## Stored rows
────────
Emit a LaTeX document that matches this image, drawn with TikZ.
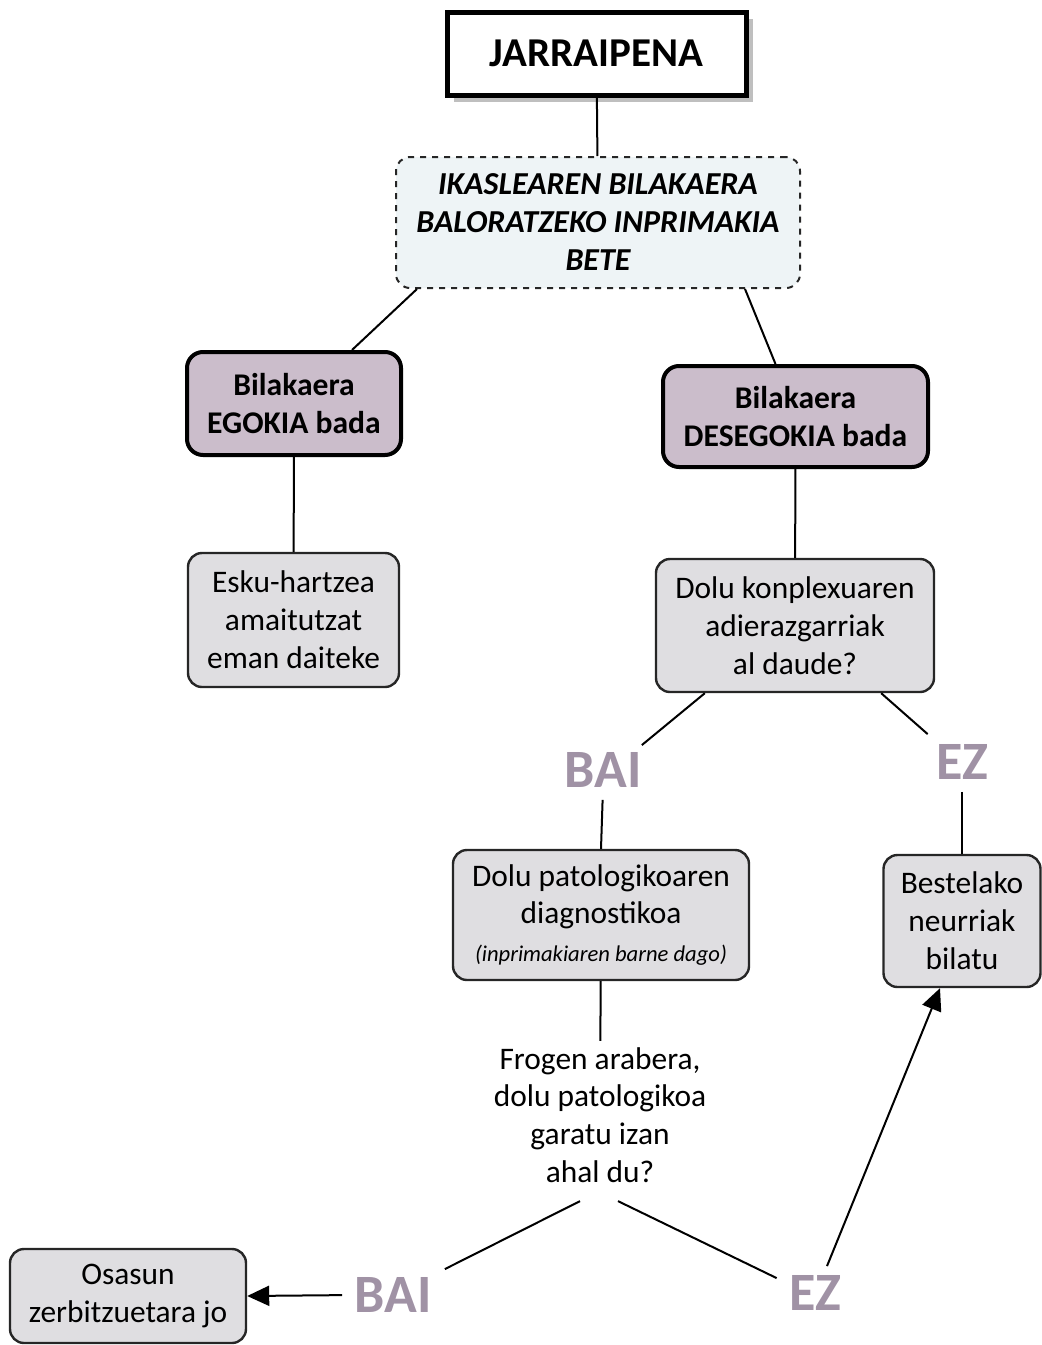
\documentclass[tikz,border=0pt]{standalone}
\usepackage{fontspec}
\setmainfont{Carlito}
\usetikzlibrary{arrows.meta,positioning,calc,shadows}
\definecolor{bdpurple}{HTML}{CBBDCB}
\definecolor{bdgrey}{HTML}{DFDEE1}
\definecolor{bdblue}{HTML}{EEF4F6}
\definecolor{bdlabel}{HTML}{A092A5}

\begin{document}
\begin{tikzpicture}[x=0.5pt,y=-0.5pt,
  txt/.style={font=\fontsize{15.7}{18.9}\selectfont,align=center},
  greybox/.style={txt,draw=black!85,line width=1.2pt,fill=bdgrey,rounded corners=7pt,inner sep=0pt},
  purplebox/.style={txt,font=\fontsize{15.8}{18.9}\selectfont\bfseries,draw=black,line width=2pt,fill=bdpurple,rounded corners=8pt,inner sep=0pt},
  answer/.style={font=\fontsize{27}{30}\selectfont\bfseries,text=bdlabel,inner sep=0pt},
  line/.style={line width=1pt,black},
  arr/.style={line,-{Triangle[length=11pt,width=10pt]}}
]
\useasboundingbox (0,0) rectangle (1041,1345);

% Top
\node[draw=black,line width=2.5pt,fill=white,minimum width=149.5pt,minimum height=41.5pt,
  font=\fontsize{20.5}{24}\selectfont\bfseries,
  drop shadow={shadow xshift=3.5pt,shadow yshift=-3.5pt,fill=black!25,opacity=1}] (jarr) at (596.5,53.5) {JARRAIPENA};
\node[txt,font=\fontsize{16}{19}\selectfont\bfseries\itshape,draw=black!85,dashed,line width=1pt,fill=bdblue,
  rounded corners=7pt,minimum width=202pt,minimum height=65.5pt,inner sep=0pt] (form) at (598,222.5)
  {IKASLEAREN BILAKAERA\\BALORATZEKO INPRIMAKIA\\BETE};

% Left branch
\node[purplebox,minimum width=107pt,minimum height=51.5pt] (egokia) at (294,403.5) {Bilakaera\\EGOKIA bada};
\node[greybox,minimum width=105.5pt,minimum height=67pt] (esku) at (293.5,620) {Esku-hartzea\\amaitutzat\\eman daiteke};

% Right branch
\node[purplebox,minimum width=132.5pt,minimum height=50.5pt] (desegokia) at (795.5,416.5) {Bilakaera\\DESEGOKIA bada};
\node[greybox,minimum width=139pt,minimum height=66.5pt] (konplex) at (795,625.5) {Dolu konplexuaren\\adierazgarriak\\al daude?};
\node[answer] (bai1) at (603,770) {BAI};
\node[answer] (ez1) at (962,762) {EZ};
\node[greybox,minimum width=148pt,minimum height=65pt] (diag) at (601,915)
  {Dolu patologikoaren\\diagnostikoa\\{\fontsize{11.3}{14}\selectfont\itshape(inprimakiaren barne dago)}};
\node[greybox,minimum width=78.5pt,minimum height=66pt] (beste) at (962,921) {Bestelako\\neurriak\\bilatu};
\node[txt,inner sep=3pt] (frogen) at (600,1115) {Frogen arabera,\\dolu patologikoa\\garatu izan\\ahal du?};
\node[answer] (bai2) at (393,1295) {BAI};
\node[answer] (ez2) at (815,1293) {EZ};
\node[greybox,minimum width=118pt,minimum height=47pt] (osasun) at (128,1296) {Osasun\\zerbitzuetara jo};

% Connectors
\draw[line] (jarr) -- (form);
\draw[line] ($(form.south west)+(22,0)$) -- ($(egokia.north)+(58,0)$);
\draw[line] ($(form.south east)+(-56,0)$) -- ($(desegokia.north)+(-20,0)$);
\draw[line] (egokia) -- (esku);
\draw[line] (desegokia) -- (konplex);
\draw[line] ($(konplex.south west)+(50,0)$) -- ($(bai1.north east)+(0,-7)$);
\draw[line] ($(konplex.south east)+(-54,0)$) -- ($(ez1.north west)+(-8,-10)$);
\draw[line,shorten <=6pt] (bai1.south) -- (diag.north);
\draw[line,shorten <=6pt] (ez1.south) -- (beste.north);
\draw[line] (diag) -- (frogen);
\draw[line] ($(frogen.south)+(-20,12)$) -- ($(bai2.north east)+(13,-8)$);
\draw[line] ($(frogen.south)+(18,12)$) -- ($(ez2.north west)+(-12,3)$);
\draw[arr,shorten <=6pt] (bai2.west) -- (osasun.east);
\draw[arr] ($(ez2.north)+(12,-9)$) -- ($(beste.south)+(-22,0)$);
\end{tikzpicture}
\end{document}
────────
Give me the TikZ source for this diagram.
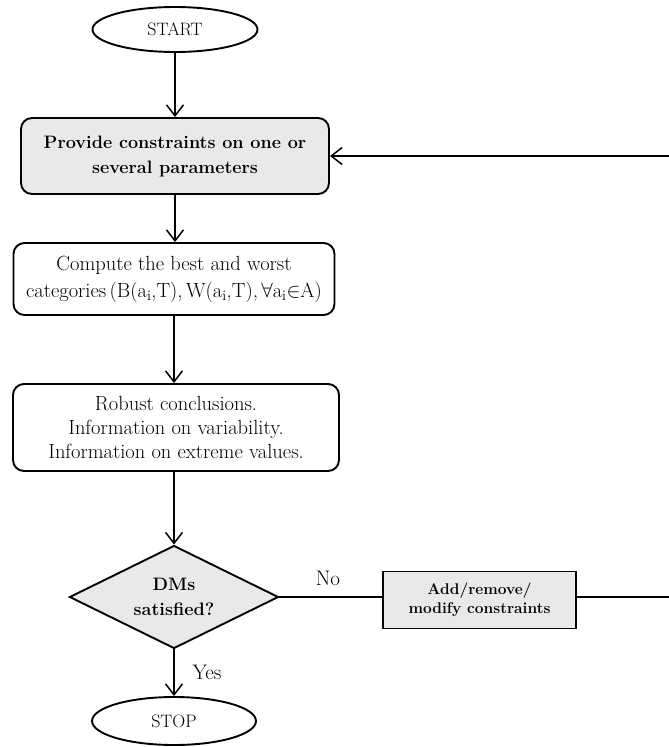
────────
## Objective
Output exactly the lines from the one containing "Emit a LaTeX" through the one containing "width=105.5pt,minimum height=67pt] (esku)", both included, and nothing else; leave out any pictures.

## Full answer
Emit a LaTeX document that matches this image, drawn with TikZ.
\documentclass[tikz,border=0pt]{standalone}
\usepackage{fontspec}
\setmainfont{Carlito}
\usetikzlibrary{arrows.meta,positioning,calc,shadows}
\definecolor{bdpurple}{HTML}{CBBDCB}
\definecolor{bdgrey}{HTML}{DFDEE1}
\definecolor{bdblue}{HTML}{EEF4F6}
\definecolor{bdlabel}{HTML}{A092A5}

\begin{document}
\begin{tikzpicture}[x=0.5pt,y=-0.5pt,
  txt/.style={font=\fontsize{15.7}{18.9}\selectfont,align=center},
  greybox/.style={txt,draw=black!85,line width=1.2pt,fill=bdgrey,rounded corners=7pt,inner sep=0pt},
  purplebox/.style={txt,font=\fontsize{15.8}{18.9}\selectfont\bfseries,draw=black,line width=2pt,fill=bdpurple,rounded corners=8pt,inner sep=0pt},
  answer/.style={font=\fontsize{27}{30}\selectfont\bfseries,text=bdlabel,inner sep=0pt},
  line/.style={line width=1pt,black},
  arr/.style={line,-{Triangle[length=11pt,width=10pt]}}
]
\useasboundingbox (0,0) rectangle (1041,1345);

% Top
\node[draw=black,line width=2.5pt,fill=white,minimum width=149.5pt,minimum height=41.5pt,
  font=\fontsize{20.5}{24}\selectfont\bfseries,
  drop shadow={shadow xshift=3.5pt,shadow yshift=-3.5pt,fill=black!25,opacity=1}] (jarr) at (596.5,53.5) {JARRAIPENA};
\node[txt,font=\fontsize{16}{19}\selectfont\bfseries\itshape,draw=black!85,dashed,line width=1pt,fill=bdblue,
  rounded corners=7pt,minimum width=202pt,minimum height=65.5pt,inner sep=0pt] (form) at (598,222.5)
  {IKASLEAREN BILAKAERA\\BALORATZEKO INPRIMAKIA\\BETE};

% Left branch
\node[purplebox,minimum width=107pt,minimum height=51.5pt] (egokia) at (294,403.5) {Bilakaera\\EGOKIA bada};
\node[greybox,minimum width=105.5pt,minimum height=67pt] (esku) at (293.5,620) {Esku-hartzea\\amaitutzat\\eman daiteke};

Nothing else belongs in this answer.